If being named homecoming queen is a lifetime memory for a high school student, so, too, is kicking a winning field goal. For Amat, 18, they happened within an hour of each other.
On Friday, with Pinckney leading powerful Michigan rival Grand Blanc, 6-0, at the half, Amat, the first girl to play football for the school’s varsity, was asked to return to the field. When she arrived, she was told that her fellow students had voted her queen. When the tiara was placed on her head, she was wearing not a dress, like the other girls in the homecoming court, but her No. 12 uniform, pads and all.
A short while later, with five minutes to play in the third quarter, Amat was called to the same field to attempt a 31-yard field goal. She split the uprights.
The kick proved decisive as Pinckney held on for a 9-7 victory against a Grand Blanc team that had come into the game ranked seventh in the state in its division. It also earned Amat the nickname the Kicking Queen.
The twin accomplishments were still sinking in Monday, said Amat, a senior who has played soccer since she was 3 but who tried out for the football team only last spring, at her soccer coach’s suggestion.
“It’s just starting to hit me today,” she said in a telephone interview. “The guys were congratulating me, but without them, I wouldn’t even have gotten close” to making the kick.
“It was pretty special,” said Darga, who watched Amat win her crown and the game and called her an “accomplished athlete.”
Before Friday, Darga said, Amat was known primarily as a student with a perfect 4.0 grade average who was involved in student government, serving as treasurer.
Although the high school has had a female player on its junior varsity team, Amat is the first girl to make the main squad in Pinckney, a village of 2,000 17 miles from Ann Arbor. The school, which draws from several rural communities, has 1,440 students.
Amat’s prowess as a defender on the school’s girl’s soccer team led to the invitation to try out as a football kicker. She competed against two male students, including one who wound up as the team’s punter.

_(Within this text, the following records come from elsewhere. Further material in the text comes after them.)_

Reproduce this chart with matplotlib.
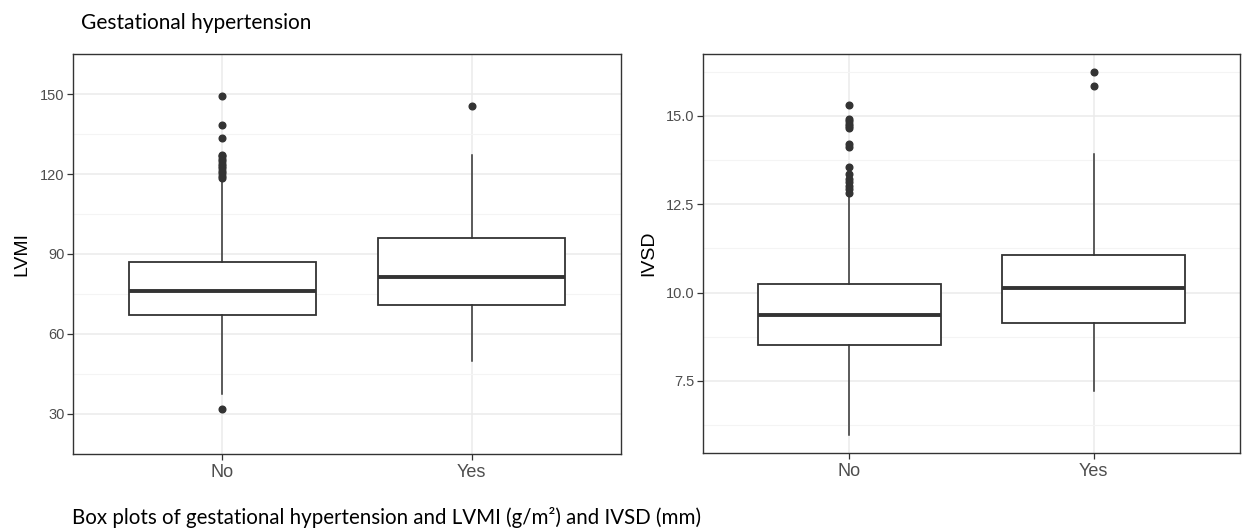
import matplotlib
matplotlib.use("Agg")
import matplotlib.pyplot as plt
import numpy as np

# group labels
groups = ["No", "Yes"]

# LVMI box statistics (g/m2)
lvmi_q1 = [67.0, 71.0]
lvmi_med = [76.1, 81.2]
lvmi_q3 = [87.1, 96.0]
lvmi_lo = [37.4, 50.0]
lvmi_hi = [118.0, 127.1]
lvmi_out_no = [31.7, 118.5, 119.4, 120.3, 121.2, 122.1, 123.0, 123.9,
               124.8, 125.7, 126.6, 127.3, 133.6, 138.2, 149.1]
lvmi_out_yes = [145.4]

# IVSD box statistics (mm)
ivsd_q1 = [8.52, 9.14]
ivsd_med = [9.37, 10.13]
ivsd_q3 = [10.23, 11.07]
ivsd_lo = [5.97, 7.2]
ivsd_hi = [12.75, 13.91]
ivsd_out_no = [12.82, 12.92, 13.02, 13.12, 13.22, 13.36, 13.55, 14.13,
               14.2, 14.66, 14.72, 14.78, 14.85, 14.92, 15.31]
ivsd_out_yes = [15.85, 16.24]

lvmi_ticks = [30, 60, 90, 120, 150]
ivsd_ticks = [7.5, 10.0, 12.5, 15.0]

DARK = "#333333"
TXT = "#4D4D4D"

plt.rcParams["font.family"] = ["Liberation Sans", "DejaVu Sans"]


def make_stats(q1, med, q3, lo, hi, outs):
    stats = []
    for i in range(len(groups)):
        stats.append(dict(q1=q1[i], med=med[i], q3=q3[i], whislo=lo[i],
                          whishi=hi[i], fliers=outs[i], label=groups[i]))
    return stats


def draw_panel(ax, stats, ticks, label, fmt, label_x):
    ax.bxp(stats, positions=[1, 2], widths=0.75, patch_artist=True,
           showcaps=False,
           boxprops=dict(facecolor="white", edgecolor=DARK, linewidth=1.3),
           medianprops=dict(color=DARK, linewidth=2.8),
           whiskerprops=dict(color=DARK, linewidth=1.1),
           flierprops=dict(marker="o", markerfacecolor=DARK,
                           markeredgecolor=DARK, markersize=4.8))

    # ggplot style 5% expansion around data
    vals = []
    for s in stats:
        vals += [s["whislo"], s["whishi"]] + list(s["fliers"])
    lo, hi = min(vals), max(vals)
    pad = (hi - lo) * 0.05
    ax.set_ylim(lo - pad, hi + pad)
    ax.set_xlim(0.4, 2.6)

    ax.set_yticks(ticks)
    ax.set_yticklabels([fmt.format(t) for t in ticks])
    step = ticks[1] - ticks[0]
    minors = [t - step / 2 for t in ticks] + [ticks[-1] + step / 2]
    ax.set_yticks(minors, minor=True)
    ax.set_xticks([1, 2])
    ax.set_xticklabels(groups)

    ax.set_axisbelow(True)
    ax.grid(which="major", color="#EBEBEB", linewidth=1.1)
    ax.grid(which="minor", axis="y", color="#F4F4F4", linewidth=0.8)
    ax.tick_params(which="minor", length=0)
    ax.tick_params(axis="both", which="major", length=4, width=0.9,
                   color=DARK, labelcolor=TXT, pad=2)
    ax.tick_params(axis="y", labelsize=10.5)
    ax.tick_params(axis="x", labelsize=13, pad=3)
    for sp in ax.spines.values():
        sp.set_color(DARK)
        sp.set_linewidth(1.0)

    ax.set_ylabel(label, fontsize=14, color="black")
    ax.yaxis.set_label_coords(label_x, 0.5)


fig = plt.figure(figsize=(12.42, 5.29), dpi=100)
ax1 = fig.add_axes([0.0588, 0.1418, 0.4412, 0.7561])
ax2 = fig.add_axes([0.566, 0.1437, 0.4325, 0.7543])

draw_panel(ax1, make_stats(lvmi_q1, lvmi_med, lvmi_q3, lvmi_lo, lvmi_hi,
                           [lvmi_out_no, lvmi_out_yes]),
           lvmi_ticks, "LVMI", "{:g}", -0.077)
draw_panel(ax2, make_stats(ivsd_q1, ivsd_med, ivsd_q3, ivsd_lo, ivsd_hi,
                           [ivsd_out_no, ivsd_out_yes]),
           ivsd_ticks, "IVSD", "{:.1f}", -0.085)

fig.text(81 / 1242, 1 - 23 / 529, "Gestational hypertension",
         fontsize=15, family=["Lato", "DejaVu Sans"], va="center")
fig.text(72 / 1242, 1 - 517 / 529,
         "Box plots of gestational hypertension and LVMI (g/m²) and IVSD (mm)",
         fontsize=14.8, family=["Lato", "DejaVu Sans"], va="center")

fig.savefig("out.png", dpi=100)
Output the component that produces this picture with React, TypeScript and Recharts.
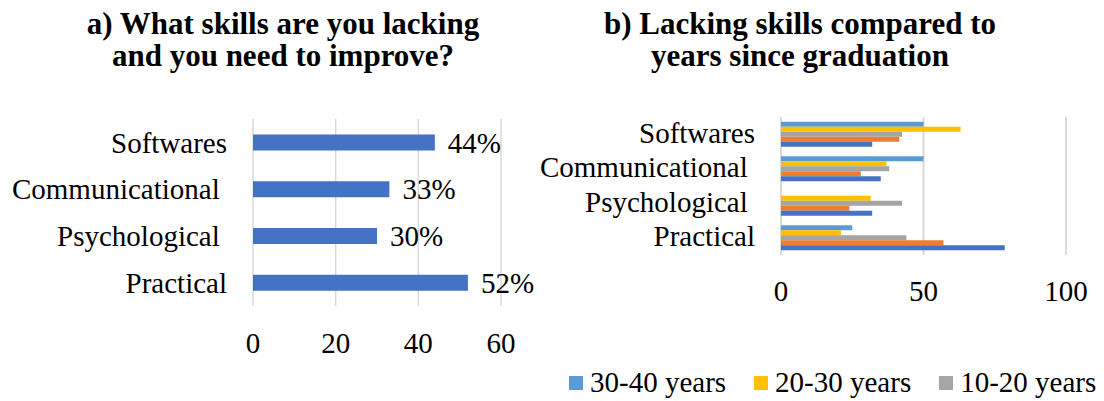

“She won the position on her own merit,” Darga said. “She won it outright.”
Amat had no previous football experience before joining the team in summer training. But she spent hours kicking balls in a field to her father, Ronaldo, a window and door salesman, and her brother Brandon, a University of Michigan student.
Amat said her father and mother, Nanci, who works at the high school, approved of her playing.

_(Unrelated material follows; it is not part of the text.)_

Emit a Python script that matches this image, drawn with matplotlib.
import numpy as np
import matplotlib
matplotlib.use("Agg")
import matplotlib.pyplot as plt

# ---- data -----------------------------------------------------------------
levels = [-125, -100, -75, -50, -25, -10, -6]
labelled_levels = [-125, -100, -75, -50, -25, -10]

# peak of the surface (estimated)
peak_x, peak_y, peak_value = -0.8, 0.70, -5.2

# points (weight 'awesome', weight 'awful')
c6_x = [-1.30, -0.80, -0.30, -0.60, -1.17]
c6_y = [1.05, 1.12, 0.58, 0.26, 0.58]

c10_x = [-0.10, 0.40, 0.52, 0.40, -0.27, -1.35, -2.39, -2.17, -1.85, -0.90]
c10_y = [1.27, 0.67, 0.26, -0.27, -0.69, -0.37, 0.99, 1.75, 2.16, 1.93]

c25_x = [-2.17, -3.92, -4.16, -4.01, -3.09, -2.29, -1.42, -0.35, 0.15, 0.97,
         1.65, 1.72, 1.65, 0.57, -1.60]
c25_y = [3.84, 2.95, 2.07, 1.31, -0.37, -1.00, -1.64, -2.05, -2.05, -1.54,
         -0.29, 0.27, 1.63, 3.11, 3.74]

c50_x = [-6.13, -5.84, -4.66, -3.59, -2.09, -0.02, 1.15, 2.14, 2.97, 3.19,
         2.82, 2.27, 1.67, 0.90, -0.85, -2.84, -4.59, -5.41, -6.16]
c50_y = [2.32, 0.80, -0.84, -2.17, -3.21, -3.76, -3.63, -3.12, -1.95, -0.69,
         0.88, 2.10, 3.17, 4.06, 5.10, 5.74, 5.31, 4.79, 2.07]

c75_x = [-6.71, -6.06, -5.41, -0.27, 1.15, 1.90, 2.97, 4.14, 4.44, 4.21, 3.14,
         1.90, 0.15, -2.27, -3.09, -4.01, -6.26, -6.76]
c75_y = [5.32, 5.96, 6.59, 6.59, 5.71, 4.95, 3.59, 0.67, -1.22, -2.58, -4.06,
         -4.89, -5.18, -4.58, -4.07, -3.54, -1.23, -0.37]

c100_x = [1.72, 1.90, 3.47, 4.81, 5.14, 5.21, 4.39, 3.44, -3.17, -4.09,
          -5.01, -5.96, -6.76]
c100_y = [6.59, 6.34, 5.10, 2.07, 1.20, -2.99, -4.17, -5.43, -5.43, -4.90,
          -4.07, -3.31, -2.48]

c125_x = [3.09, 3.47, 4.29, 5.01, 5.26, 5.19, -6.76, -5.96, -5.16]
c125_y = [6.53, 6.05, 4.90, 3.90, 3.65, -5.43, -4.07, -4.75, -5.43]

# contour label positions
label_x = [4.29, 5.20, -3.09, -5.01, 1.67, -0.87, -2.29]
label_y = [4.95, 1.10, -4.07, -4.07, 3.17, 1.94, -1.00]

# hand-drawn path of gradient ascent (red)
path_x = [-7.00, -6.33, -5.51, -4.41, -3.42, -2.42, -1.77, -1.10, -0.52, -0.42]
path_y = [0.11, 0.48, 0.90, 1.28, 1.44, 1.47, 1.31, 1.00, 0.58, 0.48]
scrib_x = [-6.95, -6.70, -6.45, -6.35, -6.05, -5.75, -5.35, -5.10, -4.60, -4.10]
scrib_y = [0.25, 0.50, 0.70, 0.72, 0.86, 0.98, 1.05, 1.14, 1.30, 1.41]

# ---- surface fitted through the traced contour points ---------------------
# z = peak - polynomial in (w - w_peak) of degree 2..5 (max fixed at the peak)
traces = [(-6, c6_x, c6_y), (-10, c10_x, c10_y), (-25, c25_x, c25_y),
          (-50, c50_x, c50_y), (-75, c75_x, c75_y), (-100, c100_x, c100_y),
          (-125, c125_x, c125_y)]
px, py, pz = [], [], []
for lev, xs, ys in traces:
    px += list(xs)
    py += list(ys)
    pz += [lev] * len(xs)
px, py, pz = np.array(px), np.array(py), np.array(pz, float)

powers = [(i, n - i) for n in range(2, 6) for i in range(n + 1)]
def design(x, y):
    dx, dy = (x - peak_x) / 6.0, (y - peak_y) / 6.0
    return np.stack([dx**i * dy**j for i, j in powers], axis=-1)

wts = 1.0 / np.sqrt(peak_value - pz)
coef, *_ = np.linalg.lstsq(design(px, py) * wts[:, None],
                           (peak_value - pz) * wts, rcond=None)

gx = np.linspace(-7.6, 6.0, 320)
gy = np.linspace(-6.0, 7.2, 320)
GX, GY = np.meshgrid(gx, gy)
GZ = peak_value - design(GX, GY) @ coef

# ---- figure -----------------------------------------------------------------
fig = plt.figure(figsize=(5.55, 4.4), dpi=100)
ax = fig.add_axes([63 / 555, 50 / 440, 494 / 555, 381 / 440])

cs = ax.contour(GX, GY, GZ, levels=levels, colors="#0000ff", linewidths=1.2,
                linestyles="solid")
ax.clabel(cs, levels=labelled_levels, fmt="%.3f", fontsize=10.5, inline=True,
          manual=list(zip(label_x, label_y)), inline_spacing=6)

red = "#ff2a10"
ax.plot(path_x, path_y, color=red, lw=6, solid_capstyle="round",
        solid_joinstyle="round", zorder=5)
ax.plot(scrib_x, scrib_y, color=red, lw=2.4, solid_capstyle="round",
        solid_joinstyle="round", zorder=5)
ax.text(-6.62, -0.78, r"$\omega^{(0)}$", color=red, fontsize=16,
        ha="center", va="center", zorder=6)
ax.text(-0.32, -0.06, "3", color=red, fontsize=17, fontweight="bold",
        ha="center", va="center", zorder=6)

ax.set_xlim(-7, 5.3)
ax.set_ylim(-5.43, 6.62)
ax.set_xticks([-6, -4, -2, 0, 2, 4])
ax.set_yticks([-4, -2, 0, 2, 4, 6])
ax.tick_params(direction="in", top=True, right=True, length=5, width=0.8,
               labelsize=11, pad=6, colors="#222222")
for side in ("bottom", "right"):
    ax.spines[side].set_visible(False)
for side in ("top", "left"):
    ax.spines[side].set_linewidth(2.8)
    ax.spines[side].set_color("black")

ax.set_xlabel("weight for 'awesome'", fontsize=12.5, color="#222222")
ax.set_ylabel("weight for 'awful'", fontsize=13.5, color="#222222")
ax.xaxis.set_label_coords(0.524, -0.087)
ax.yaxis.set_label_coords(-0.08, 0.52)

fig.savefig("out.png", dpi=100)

“They’ve been really supportive of everything I do,” she said.
Amat made her debut during the Pirates’ first game this season, when she was called in to kick an extra point after a touchdown.
“The whole warm-up, I was nervous,” she said.
She said she stayed calm during the kick but that afterward, “my heart was beating in my ears from the adrenaline.”
Amat said she had not needed much adjustment to become Pinckney’s first female varsity football player. She was surprised at how quickly she was made to feel like one of the guys.
“They’ve been so accepting of me, it’s as if I’ve always been their teammate,” she said.
The main drawback has been the separate locker room provided by the school, which keeps her apart from the male players.
“After the games, they’re celebrating in their locker room and I’m by myself in my locker room,” she said.
On Friday night, Amat said she had an extra incentive to make her third-quarter field goal. She had missed an extra-point attempt in the first half, leaving Pinckney ahead by 6-0.
“I put pressure on myself to make it,” Amat said. “I wanted to apologize to the team.”
She added that the miss also distracted from the homecoming ceremony.
“I don’t think I went into homecoming mode,” she said. “I just wanted to get back into the locker room and be with the team.”
At Pinckney, students vote for a homecoming court made up of one male and one female student from the freshman, sophomore and junior classes, and three boys and three girls from the senior class. The king and queen are elected in a schoolwide vote.
In the locker room at halftime, Amat and a male teammate were told they were part of the court, and went out in their gear. (Had she not been playing, Amat said, she would have worn “a nice dress, a long dress, what the other girls had on.”)
She was met by her brother, her kick retriever, who had given up tickets to the Michigan-Minnesota football game the next day so that he could watch her play and, ultimately, to serve as her homecoming escort.
There was no time to relish the victories, said Amat, who went straight home to bed. As student treasurer, she had to rise early Saturday to help with decorations for the homecoming dance. She wore a black and silver dress to the event, which she attended with a group of friends.
Winning kick and coronation behind her, Amat said she was now concentrating on winning acceptance to Western Michigan, where she applied in September.
Amat plans to set sports aside to concentrate on a degree in business advertising. But she said she might reconsider if offered an athletic scholarship.
The attention, from classmates and the news media, has been a surprise to the kicking queen.
“For the longest time, I was the shyest kid ever, and now everybody knows my name,” she said. “It’s a totally different experience.”

"Success never comes to look for you while you wait around.
You've got to get up and work at making your dreams come true."